**Direction:** Report only how many lines of the entries below contain the string "that".

**Data in this exercise:**
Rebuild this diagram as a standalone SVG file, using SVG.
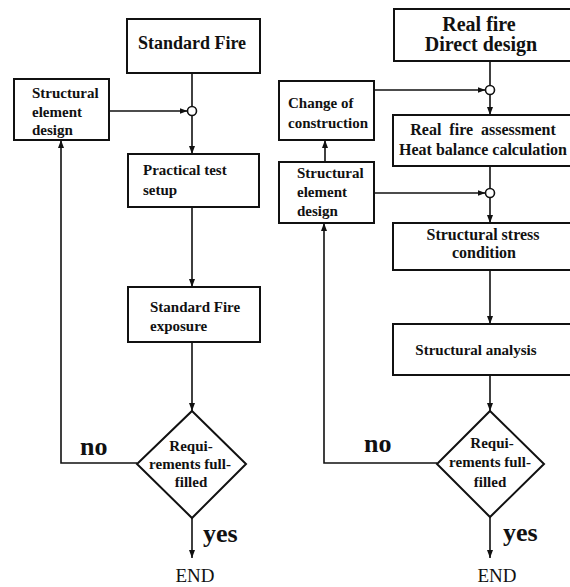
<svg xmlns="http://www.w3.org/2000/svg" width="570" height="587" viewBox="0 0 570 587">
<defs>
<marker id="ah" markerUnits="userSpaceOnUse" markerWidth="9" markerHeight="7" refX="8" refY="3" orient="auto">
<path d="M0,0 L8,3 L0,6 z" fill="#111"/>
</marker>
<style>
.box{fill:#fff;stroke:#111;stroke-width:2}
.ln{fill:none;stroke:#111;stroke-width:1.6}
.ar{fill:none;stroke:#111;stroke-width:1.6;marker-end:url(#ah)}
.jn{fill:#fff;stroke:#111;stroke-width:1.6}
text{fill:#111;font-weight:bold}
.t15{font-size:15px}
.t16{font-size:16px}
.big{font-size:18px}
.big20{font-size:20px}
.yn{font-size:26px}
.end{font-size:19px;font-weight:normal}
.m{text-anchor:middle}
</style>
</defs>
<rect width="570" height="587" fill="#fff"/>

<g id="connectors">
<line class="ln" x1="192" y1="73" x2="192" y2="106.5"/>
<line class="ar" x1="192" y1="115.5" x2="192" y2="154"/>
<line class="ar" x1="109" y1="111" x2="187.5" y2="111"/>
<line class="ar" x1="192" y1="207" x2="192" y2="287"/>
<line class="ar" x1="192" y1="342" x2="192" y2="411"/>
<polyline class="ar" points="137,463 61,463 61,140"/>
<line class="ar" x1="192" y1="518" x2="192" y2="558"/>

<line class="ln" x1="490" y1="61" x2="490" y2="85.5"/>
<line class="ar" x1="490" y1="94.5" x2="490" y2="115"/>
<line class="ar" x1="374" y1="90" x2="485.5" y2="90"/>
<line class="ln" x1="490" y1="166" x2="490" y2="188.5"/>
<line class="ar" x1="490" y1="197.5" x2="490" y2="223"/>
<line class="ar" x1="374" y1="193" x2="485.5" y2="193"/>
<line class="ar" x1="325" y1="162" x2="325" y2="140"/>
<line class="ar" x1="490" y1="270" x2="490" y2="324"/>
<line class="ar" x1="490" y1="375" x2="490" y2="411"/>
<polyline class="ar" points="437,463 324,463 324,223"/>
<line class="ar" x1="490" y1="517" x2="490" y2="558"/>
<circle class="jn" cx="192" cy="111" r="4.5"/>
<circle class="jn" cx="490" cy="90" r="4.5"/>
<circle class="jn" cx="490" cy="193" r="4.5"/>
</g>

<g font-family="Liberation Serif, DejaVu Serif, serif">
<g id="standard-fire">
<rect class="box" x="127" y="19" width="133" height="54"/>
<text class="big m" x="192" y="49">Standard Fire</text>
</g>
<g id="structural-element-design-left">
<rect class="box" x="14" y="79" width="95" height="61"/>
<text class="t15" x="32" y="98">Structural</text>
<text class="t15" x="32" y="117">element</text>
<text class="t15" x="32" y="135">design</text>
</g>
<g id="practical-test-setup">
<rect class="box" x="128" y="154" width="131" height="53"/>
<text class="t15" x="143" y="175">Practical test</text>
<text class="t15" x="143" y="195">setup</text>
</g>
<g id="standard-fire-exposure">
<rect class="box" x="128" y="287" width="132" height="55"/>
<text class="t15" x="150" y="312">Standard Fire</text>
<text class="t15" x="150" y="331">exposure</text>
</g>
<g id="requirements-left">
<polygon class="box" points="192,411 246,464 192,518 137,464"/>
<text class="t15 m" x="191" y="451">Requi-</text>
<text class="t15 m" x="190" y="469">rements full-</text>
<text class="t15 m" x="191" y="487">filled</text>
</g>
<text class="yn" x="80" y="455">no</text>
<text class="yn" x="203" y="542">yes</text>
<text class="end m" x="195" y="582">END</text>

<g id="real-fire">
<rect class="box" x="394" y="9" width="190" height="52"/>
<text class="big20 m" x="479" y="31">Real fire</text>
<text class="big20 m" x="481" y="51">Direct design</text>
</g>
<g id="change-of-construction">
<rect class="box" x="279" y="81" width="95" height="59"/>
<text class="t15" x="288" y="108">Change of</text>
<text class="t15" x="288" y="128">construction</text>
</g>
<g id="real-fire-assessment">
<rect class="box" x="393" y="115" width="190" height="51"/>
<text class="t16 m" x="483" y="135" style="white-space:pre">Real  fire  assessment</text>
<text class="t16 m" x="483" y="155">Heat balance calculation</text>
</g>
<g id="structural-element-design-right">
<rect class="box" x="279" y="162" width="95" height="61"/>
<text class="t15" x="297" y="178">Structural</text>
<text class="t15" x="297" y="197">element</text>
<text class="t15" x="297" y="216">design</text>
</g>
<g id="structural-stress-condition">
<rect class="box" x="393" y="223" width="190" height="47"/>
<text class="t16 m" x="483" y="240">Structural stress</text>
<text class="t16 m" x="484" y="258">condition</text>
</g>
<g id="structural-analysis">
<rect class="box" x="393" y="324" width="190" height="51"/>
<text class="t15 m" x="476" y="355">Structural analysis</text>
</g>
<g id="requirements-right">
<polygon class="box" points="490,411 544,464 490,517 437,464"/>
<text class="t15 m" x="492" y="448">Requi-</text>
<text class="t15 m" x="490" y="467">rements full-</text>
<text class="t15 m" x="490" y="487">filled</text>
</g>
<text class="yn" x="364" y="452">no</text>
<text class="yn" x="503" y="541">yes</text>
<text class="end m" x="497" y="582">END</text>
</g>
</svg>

==

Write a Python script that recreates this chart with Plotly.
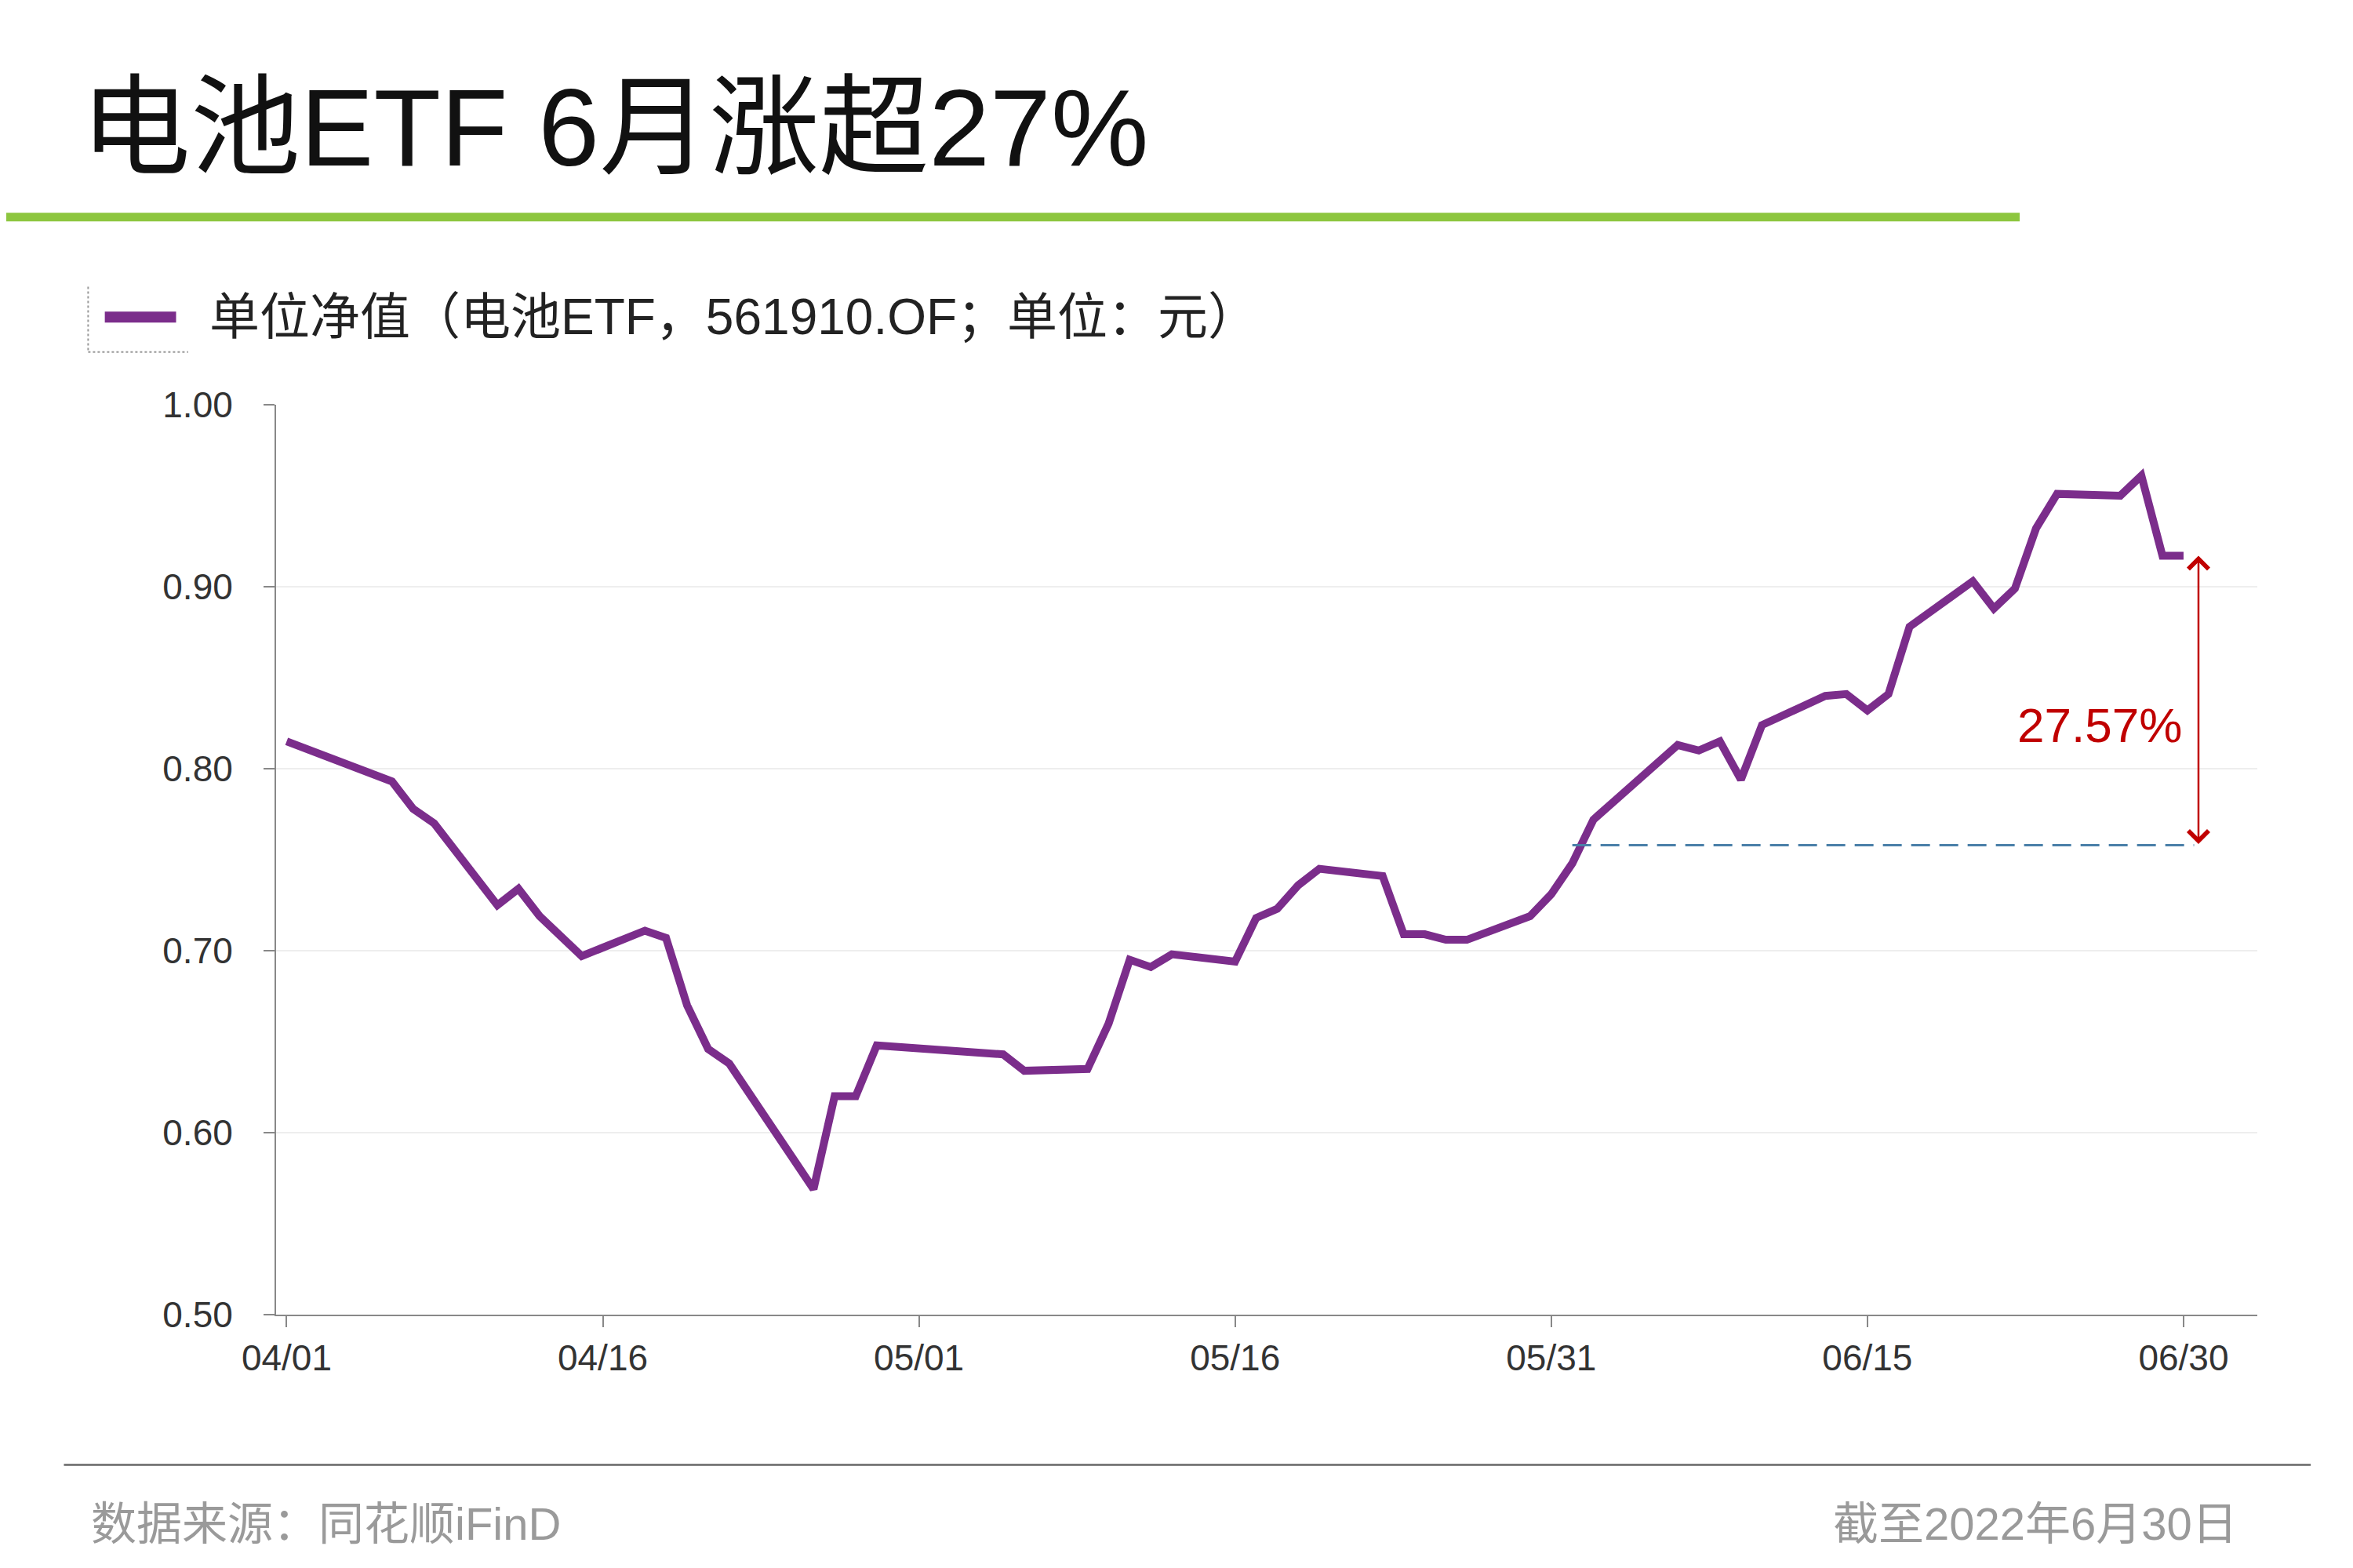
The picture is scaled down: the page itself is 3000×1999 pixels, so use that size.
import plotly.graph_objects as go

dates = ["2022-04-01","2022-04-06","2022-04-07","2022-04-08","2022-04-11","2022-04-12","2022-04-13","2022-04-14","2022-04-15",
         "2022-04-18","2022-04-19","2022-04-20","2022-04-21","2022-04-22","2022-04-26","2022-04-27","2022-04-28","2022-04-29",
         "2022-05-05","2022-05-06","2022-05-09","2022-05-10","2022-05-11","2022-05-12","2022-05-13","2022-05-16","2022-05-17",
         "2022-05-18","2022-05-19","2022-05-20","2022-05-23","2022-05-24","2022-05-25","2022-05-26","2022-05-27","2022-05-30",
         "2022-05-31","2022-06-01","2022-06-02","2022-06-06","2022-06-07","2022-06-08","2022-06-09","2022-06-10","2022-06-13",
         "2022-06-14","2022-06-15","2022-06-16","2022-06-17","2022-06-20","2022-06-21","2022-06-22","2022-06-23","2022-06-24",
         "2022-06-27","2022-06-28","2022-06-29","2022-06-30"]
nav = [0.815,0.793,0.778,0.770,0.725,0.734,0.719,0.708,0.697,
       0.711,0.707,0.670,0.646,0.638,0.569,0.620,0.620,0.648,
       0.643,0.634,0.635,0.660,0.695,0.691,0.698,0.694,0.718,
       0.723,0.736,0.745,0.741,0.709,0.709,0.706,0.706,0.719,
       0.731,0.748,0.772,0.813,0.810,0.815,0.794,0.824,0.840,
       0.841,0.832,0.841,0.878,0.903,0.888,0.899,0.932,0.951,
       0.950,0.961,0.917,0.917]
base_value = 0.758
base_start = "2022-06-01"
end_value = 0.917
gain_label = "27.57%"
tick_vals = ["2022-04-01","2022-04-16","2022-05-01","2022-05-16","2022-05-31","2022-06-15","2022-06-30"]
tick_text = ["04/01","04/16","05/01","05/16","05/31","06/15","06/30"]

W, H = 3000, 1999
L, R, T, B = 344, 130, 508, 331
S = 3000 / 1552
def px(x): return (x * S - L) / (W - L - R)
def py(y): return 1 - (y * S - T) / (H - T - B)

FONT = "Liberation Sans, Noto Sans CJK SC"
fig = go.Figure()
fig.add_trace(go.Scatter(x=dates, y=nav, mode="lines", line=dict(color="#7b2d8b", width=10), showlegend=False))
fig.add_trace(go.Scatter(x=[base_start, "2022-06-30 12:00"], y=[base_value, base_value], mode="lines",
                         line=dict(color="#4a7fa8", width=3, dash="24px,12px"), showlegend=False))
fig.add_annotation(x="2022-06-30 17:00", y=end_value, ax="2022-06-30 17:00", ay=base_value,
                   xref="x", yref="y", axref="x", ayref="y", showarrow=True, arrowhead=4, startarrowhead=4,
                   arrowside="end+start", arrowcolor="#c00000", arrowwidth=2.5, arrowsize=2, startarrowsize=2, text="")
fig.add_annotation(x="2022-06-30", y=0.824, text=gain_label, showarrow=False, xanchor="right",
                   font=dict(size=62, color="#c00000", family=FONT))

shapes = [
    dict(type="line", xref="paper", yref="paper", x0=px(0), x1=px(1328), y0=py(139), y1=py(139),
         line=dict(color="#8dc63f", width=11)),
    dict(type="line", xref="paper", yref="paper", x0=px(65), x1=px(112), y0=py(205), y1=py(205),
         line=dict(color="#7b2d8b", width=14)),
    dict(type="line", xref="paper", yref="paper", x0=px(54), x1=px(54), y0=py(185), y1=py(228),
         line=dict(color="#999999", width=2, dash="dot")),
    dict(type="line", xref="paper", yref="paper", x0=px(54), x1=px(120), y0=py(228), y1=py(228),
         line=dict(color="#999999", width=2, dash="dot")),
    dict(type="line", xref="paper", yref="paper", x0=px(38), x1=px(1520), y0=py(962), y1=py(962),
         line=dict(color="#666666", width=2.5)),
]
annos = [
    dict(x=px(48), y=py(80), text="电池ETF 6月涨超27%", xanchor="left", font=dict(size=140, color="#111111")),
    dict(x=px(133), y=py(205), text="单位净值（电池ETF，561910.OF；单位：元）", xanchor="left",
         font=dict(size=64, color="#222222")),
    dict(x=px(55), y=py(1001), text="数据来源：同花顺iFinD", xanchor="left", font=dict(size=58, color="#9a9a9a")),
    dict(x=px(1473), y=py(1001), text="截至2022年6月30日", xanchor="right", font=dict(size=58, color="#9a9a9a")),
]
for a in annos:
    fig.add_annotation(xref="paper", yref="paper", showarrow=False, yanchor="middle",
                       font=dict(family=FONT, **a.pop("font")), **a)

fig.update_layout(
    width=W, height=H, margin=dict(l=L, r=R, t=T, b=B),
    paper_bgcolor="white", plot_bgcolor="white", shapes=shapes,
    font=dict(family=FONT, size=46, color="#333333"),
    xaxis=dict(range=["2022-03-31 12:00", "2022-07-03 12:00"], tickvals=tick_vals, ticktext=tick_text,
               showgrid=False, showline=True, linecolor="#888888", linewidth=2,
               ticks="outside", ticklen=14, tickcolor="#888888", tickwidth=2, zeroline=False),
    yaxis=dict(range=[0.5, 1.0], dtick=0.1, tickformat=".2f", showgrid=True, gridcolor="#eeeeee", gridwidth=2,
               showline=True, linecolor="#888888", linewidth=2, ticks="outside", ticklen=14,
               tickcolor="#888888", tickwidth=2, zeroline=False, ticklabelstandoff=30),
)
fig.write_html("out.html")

**Solution:** 2